Stated problem:
Take each line containing the word "full" and copy it.

Data provided:
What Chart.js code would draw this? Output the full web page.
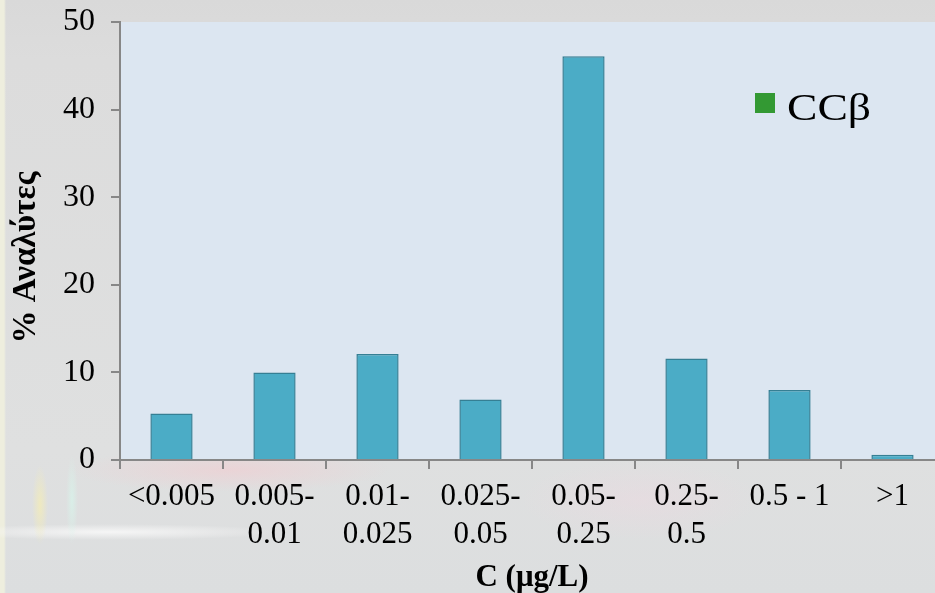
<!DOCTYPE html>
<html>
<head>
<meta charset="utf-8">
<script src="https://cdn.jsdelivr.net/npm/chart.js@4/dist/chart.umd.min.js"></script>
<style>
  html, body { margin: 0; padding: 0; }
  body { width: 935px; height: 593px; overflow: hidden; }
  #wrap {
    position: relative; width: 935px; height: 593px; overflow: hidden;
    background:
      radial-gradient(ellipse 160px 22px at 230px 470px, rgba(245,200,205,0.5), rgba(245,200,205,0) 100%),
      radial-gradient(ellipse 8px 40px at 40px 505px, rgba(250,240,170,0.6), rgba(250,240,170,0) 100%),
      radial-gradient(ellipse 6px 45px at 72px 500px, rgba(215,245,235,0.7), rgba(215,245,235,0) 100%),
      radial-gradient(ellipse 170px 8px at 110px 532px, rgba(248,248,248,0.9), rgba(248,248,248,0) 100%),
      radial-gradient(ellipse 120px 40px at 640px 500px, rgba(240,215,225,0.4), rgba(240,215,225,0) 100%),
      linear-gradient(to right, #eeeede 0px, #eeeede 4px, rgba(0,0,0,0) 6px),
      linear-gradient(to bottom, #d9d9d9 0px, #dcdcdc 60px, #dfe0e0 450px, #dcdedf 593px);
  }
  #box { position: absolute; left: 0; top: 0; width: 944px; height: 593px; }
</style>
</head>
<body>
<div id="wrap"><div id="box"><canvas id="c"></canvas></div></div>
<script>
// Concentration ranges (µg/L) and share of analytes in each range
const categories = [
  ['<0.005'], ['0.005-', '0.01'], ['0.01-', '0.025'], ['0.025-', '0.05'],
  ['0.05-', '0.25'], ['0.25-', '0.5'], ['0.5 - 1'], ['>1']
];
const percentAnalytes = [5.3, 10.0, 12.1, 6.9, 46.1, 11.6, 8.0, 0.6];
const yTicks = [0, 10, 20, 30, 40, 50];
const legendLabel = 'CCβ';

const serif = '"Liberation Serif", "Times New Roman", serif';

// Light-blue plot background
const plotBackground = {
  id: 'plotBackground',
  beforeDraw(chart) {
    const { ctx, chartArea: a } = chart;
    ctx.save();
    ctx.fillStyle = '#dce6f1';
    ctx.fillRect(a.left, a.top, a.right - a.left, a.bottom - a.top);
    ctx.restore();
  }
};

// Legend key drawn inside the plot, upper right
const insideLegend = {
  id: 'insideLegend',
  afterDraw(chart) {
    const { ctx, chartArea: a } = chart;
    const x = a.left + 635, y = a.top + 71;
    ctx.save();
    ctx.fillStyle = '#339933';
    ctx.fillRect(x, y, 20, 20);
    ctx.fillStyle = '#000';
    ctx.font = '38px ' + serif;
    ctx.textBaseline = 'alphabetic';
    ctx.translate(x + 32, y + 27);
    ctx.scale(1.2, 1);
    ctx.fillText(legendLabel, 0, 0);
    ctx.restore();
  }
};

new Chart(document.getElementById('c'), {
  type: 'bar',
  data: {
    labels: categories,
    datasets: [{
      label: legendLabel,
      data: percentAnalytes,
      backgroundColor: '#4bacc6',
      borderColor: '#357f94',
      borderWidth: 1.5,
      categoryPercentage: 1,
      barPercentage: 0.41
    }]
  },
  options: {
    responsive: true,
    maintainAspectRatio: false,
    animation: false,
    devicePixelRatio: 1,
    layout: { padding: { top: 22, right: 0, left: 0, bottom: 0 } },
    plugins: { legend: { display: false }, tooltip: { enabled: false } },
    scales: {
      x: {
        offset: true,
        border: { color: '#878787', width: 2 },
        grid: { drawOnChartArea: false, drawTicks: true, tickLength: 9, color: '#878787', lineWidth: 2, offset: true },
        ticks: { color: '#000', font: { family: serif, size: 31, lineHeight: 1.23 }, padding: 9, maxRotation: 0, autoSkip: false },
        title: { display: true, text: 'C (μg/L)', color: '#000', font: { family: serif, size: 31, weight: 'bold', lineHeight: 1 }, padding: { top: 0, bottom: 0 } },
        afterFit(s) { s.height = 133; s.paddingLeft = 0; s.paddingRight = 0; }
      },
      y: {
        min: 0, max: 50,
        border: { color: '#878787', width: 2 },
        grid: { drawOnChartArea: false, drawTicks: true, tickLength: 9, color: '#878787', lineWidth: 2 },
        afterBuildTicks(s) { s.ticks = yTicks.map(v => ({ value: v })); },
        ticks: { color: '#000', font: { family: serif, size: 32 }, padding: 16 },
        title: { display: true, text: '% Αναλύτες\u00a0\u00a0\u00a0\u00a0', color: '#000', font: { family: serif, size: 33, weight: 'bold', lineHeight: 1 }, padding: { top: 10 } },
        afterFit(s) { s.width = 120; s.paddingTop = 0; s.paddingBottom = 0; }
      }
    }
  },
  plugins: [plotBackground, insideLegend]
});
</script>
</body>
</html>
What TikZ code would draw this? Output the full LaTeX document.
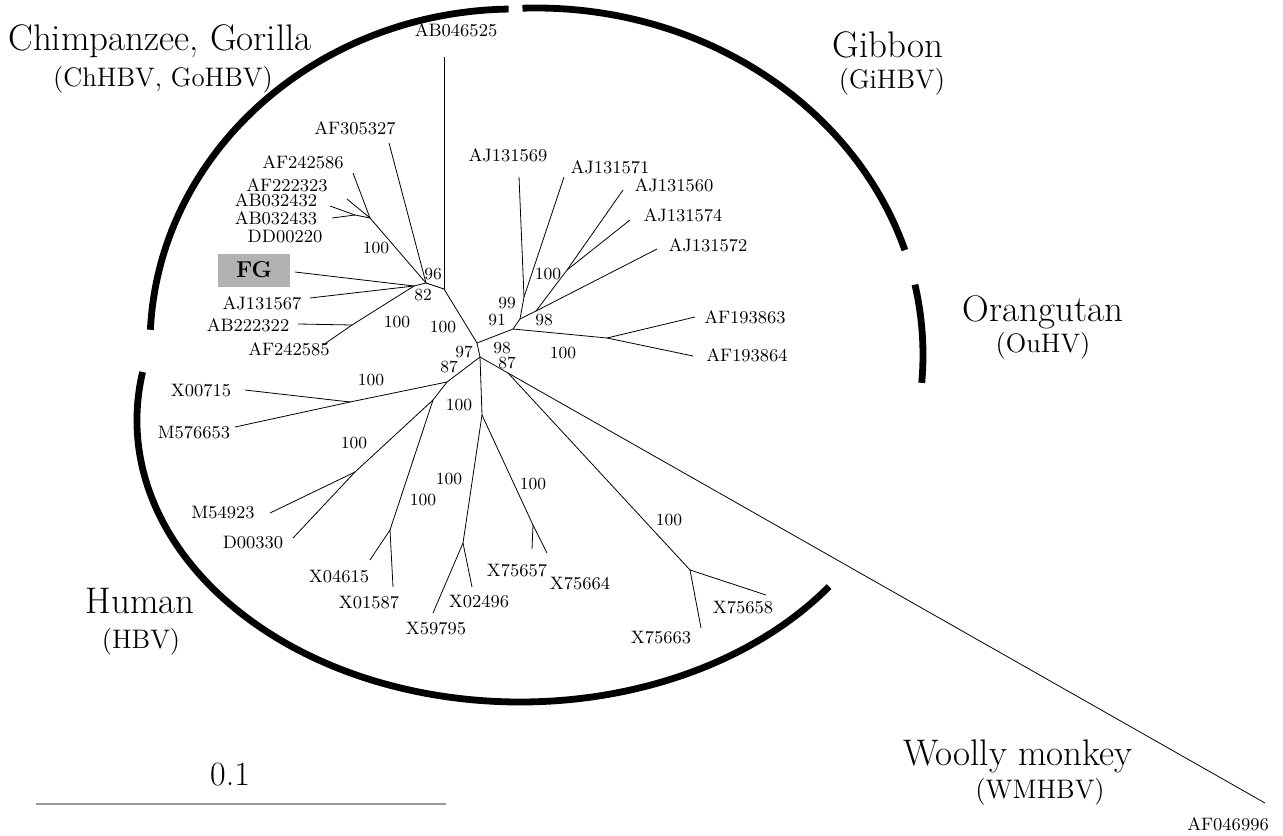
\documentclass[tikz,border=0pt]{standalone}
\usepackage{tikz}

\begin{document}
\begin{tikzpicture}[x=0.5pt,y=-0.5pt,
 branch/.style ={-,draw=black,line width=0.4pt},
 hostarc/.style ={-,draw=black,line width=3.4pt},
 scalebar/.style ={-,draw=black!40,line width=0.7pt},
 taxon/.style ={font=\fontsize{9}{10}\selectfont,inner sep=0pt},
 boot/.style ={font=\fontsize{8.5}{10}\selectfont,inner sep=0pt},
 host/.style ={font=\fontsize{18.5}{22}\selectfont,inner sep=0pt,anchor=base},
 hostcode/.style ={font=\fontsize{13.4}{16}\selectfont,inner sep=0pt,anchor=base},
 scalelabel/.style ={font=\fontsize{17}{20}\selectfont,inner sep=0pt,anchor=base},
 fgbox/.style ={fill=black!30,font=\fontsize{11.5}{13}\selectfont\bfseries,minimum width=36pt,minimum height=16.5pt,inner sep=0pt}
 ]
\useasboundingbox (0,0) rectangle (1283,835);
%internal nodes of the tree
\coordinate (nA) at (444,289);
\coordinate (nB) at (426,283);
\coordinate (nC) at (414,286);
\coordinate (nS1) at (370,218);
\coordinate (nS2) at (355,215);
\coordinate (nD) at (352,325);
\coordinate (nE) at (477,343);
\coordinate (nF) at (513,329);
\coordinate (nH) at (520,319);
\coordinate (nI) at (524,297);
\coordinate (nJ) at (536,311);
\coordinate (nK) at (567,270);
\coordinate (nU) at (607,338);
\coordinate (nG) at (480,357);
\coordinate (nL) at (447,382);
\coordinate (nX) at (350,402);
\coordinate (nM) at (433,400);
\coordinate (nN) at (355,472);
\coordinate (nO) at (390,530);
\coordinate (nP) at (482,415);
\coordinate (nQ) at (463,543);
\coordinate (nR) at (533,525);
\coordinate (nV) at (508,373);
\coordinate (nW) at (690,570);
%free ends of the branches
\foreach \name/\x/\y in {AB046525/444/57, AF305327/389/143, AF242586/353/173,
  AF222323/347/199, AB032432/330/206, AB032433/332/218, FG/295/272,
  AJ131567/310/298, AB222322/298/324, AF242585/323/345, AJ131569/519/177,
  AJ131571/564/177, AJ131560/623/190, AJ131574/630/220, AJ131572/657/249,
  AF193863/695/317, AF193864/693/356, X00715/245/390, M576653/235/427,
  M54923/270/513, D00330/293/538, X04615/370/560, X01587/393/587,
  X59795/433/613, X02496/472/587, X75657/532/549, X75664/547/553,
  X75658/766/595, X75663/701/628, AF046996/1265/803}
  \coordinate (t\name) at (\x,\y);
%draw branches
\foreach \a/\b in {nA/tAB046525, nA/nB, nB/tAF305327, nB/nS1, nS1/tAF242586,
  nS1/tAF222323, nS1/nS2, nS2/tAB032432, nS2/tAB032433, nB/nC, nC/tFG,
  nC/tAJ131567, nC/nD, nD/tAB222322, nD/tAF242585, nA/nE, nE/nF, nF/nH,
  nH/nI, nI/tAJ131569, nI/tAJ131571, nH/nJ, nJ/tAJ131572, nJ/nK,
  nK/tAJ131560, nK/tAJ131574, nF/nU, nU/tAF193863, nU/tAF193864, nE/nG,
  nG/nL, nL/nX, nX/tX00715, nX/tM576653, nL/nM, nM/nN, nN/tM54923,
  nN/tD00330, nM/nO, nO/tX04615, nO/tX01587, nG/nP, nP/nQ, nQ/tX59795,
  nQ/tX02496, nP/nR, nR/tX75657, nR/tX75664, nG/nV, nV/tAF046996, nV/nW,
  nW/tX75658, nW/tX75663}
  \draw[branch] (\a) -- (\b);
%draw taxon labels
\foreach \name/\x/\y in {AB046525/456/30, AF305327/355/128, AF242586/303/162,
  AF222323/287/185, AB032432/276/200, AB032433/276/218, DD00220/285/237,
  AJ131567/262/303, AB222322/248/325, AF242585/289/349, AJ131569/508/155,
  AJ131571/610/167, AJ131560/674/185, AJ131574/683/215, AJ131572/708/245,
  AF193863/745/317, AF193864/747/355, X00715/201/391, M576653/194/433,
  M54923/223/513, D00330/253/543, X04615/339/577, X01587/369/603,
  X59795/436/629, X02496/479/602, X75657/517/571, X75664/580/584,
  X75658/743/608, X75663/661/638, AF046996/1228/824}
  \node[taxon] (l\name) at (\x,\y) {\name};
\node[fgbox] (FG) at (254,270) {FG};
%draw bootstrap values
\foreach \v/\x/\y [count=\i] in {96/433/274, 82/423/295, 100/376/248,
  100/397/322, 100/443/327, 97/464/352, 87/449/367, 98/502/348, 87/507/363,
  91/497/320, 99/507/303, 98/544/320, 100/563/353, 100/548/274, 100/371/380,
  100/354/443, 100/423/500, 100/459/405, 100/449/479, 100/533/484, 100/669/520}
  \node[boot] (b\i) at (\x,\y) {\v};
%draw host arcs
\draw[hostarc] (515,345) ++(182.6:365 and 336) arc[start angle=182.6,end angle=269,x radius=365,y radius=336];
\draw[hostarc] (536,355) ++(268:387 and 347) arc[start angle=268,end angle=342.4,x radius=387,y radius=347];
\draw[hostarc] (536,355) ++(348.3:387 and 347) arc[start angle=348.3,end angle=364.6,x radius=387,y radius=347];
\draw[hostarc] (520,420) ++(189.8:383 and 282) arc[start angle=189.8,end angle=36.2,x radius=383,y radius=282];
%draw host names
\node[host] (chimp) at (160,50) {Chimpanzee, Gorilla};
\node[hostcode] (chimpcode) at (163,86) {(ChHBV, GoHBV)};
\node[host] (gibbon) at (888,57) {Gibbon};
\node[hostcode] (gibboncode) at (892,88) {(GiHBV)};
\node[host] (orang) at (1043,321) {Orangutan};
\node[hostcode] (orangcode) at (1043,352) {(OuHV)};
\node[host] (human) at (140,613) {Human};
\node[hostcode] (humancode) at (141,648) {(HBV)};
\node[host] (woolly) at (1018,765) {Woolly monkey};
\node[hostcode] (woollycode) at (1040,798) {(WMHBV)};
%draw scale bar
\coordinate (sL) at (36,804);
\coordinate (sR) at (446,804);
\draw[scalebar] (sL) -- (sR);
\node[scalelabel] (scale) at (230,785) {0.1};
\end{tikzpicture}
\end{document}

Complete answer:
What Chart.js code would draw this? Output the full web page.
What TikZ code would draw this? Output the full LaTeX document.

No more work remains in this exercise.